With regard to the scaling, I really think this is a key to this method (at least the way pip-siphon trades it). Pip-siphon himself said somewhere that this is where he makes his most money.
At first, I was looking at scaling situations as “get out as soon as it breaks even” but I found that it usually roars back when it finally does bounce, so by the time I can close the trade I’ve already made some hefty pips. Btw for trades that have been scaled, I’m constantly focused on the Oanda “unrealized P&L” figure to determine when it will return to profit (that way I can see all legs of the trade in a single figure).
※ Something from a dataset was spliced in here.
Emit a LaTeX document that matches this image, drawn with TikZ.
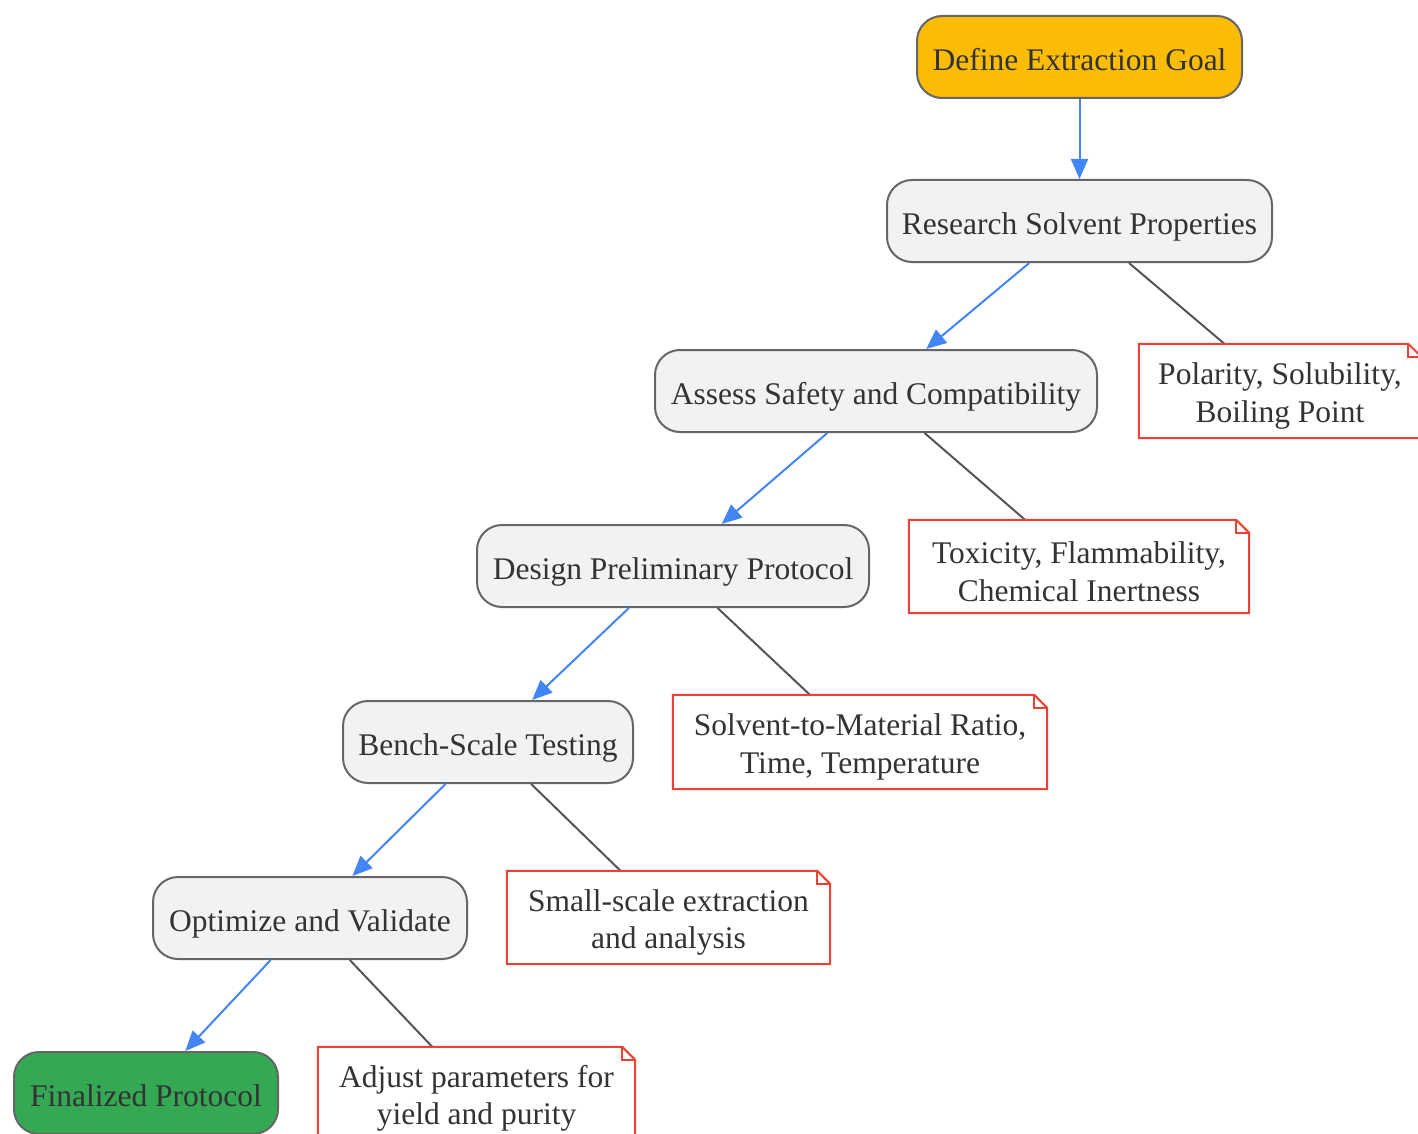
\documentclass[tikz,border=0pt]{standalone}
\usepackage{fontspec}
\setmainfont{Liberation Serif}
\usetikzlibrary{arrows.meta}
\definecolor{txt}{HTML}{333333}
\definecolor{bord}{HTML}{666666}
\definecolor{gold}{HTML}{FBBC05}
\definecolor{grn}{HTML}{34A853}
\definecolor{lgray}{HTML}{F1F2F4}
\definecolor{blu}{HTML}{4285F4}
\definecolor{rd}{HTML}{EA4335}
\definecolor{lnk}{HTML}{555555}
\tikzset{
  stepbox/.style={draw=bord, line width=2pt, rounded corners=25pt, fill=lgray,
    minimum height=82pt, inner sep=0pt, text=txt, text height=27pt, text depth=0pt,
    font=\fontsize{31.5}{37.5}\selectfont},
  notebox/.style={draw=none, minimum height=93pt, inner sep=0pt, text=txt,
    align=center, font=\fontsize{31.5}{37.5}\selectfont},
  flow/.style={draw=blu, line width=2pt, -{Triangle[length=20pt,width=17pt]}},
  link/.style={draw=lnk, line width=2pt},
  noteline/.style={draw=rd, line width=2pt, line join=miter}
}
\newcommand{\notedraw}[1]{%
  \draw[noteline, fill=white] (#1.north west) -- ([xshift=-13pt]#1.north east)
    -- ([yshift=-13pt]#1.north east) -- (#1.south east) -- (#1.south west) -- cycle;
  \draw[noteline] ([xshift=-13pt]#1.north east) -- ([xshift=-13pt,yshift=-13pt]#1.north east)
    -- ([yshift=-13pt]#1.north east);
}
\begin{document}
\begin{tikzpicture}[x=1pt,y=-1pt]
\useasboundingbox[fill=white] (0,0) rectangle (1418,1134);
% steps
\node[stepbox, fill=gold, minimum width=325pt] (goal) at (1079.5,57) {Define Extraction Goal};
\node[stepbox, minimum width=385pt] (res) at (1079.5,221) {Research Solvent Properties};
\node[stepbox, minimum width=442pt] (assess) at (876,391) {Assess Safety and Compatibility};
\node[stepbox, minimum width=392pt] (design) at (673,566) {Design Preliminary Protocol};
\node[stepbox, minimum width=290pt] (bench) at (488,742) {Bench-Scale Testing};
\node[stepbox, minimum width=314pt] (opt) at (310,918) {Optimize and Validate};
\node[stepbox, fill=grn, minimum width=264pt] (fin) at (146,1093) {Finalized Protocol};
% notes
\node[notebox, minimum width=282pt, minimum height=94pt] (n1) at (1280,391) {};
\node[notebox, minimum width=340pt] (n2) at (1079,566.5) {};
\node[notebox, minimum width=374pt, minimum height=94pt] (n3) at (860,742) {};
\node[notebox, minimum width=323pt] (n4) at (668.5,917.5) {};
\node[notebox, minimum width=317pt] (n5) at (476.5,1093.5) {};
% links to notes
\draw[link] (res) -- (n1);
\draw[link] (assess) -- (n2);
\draw[link] (design) -- (n3);
\draw[link] (bench) -- (n4);
\draw[link] (opt) -- (n5);
\notedraw{n1}\notedraw{n2}\notedraw{n3}\notedraw{n4}\notedraw{n5}
\node[notebox, yshift=-5pt] at (n1) {Polarity, Solubility,\\Boiling Point};
\node[notebox, yshift=-5pt] at (n2) {Toxicity, Flammability,\\Chemical Inertness};
\node[notebox, yshift=-5pt] at (n3) {Solvent-to-Material Ratio,\\Time, Temperature};
\node[notebox, yshift=-5pt] at (n4) {Small-scale extraction\\and analysis};
\node[notebox, yshift=-5pt] at (n5) {Adjust parameters for\\yield and purity};
% flow
\draw[flow] (goal) -- (res);
\draw[flow] (res) -- (assess);
\draw[flow] (assess) -- (design);
\draw[flow] (design) -- (bench);
\draw[flow] (bench) -- (opt);
\draw[flow] (opt) -- (fin);
\end{tikzpicture}
\end{document}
I’ve noticed that frequently the breakeven is approximately at the point of the last scaled trade entry. So for example, if I am on scale trade #4, then when it retreats back to #3 I’m usually somewhere near breakeven. For scaling, I do try to only scale at resistance areas like pip-siphon teaches.
I’ve pretty much figured out how to gear the units to control the worst-case scenario. What’s difficult for me, though, is the fact that this worst-case-scenario rarely happens. Should I board up my windows to avoid tornadoes because I live in Kansas? Or should I try to find a balance that allows sunshine but responsible protections from the tornado? I can gear the units so that a worse-case-scenario only impacts the account minimally. But doing this restricts the growth somewhat severely. I’d like to find a happy medium.